When I identified dislocations in a polycrystalline microstructure by using DXA, I got many dislocation networks on the grain boundary. It is very strange because the dislocation density is very large. For exemple, no dislocations are found when the model is built. But a large amount of dislocations are recognized by DXA after energy minimization.
Any leads on this is highly appreciated. In am having 3876000 atoms which I guess is a good enough size to simulate. The images are shown below
Thanks.
The DXA function of OVITO looks specifically for lattice dislocations and twin boundary dislocations in fcc crystals. If the crystal contains a grain boundary whose misorientation is close to a coherent twin boundary (i.e. a vicinal boundary) or a single crystal (i.e. a low-angle grain boundary), then DXA describes such a grain boundary as an array of dislocations. In other words, DXA interprets the grain boundary in terms of Shockley and Read’s dislocation model of grain boundaries.
However, the capabilities of DXA are limited: If the density of grain boundary dislocations becomes too high (i.e. if it’s no longer a low-angle, but rather a high-angle boundary), and the dislocations partially overlap, then the algorithm can no longer recognize all of them. This results in gaps in the array of dislocations, as in the first image.
Thank you for your reply. But I would like to ask a question. There are a quantity of defects at the grain boundary itself. Will the DXA algorithm in Ovito identify the defects at the grain boundary as dislocations?
In addition, a large network of dislocations generated at the grain boundary for Figure 2, which doesn’t seem to be true. Is it possible for the DXA algorithm to identify fake dislocations?

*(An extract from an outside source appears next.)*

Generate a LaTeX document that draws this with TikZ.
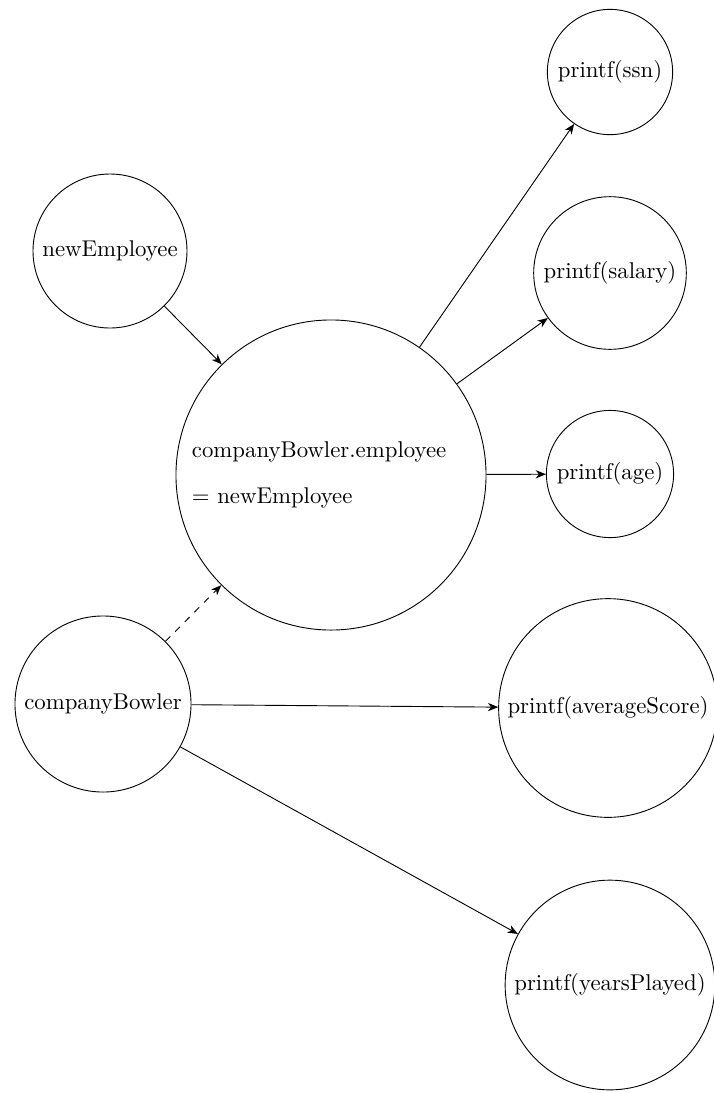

I’m not sure if I really understand the questions - or why you are asking them. Could you please first post a picture of your grain boundary (atomistic representation, without DXA), showing only non-fcc atoms according to the common neighbor analysis (CNA) function of OVITO? This would help me better understand the situation and the (non-dislocation) defects you’ve mentioned.
The CNA is shown in Figure 1, and the blue and write are represent bcc and other, respectively.
Figure 2 is the DXA analysis of another system at the grain boundary, it looks as strange as the figure above. Therefore, I want to determine whether the dislocations at grain boundary identified by DXA algorithm are true dislocations
I see, this actually is a bcc crystal. Under certain circumstances DXA treats such a bi-crystal not as two disconnected crystallites but rather as as a single crystal, i.e., as one continuous crystallite with a high lattice curvature concentrated in the grain boundary region. It then tries to find the GB dislocations that generate the lattice curvature in the Shockley and Read sense. This is why you see a dense array of lattice dislocations in the DXA output.
This happens whenever the GB contains one or more “bcc-like” atoms connecting the two grain regions. Such “bridge atoms” let the two crystallites appear as one contiguous region to the DXA, thus allowing DXA to trace paths from one side of the GB to the other and identify dislocations via the Burgers circuit procedure.
This phenomenon would not happen if the GB consisted entirely of “non-bcc” atoms (CNA structure type “other”), effectively isolating the two crystallites from each other.
Another way to prevent the link between the two grains is to first apply OVITO’s grain segmentation modifier. This modifier inserts an invisible “border” between the two crystallites, which effectively keeps DXA from tracing Burgers circuits across the grain boundary and identify dislocations inside the GB region.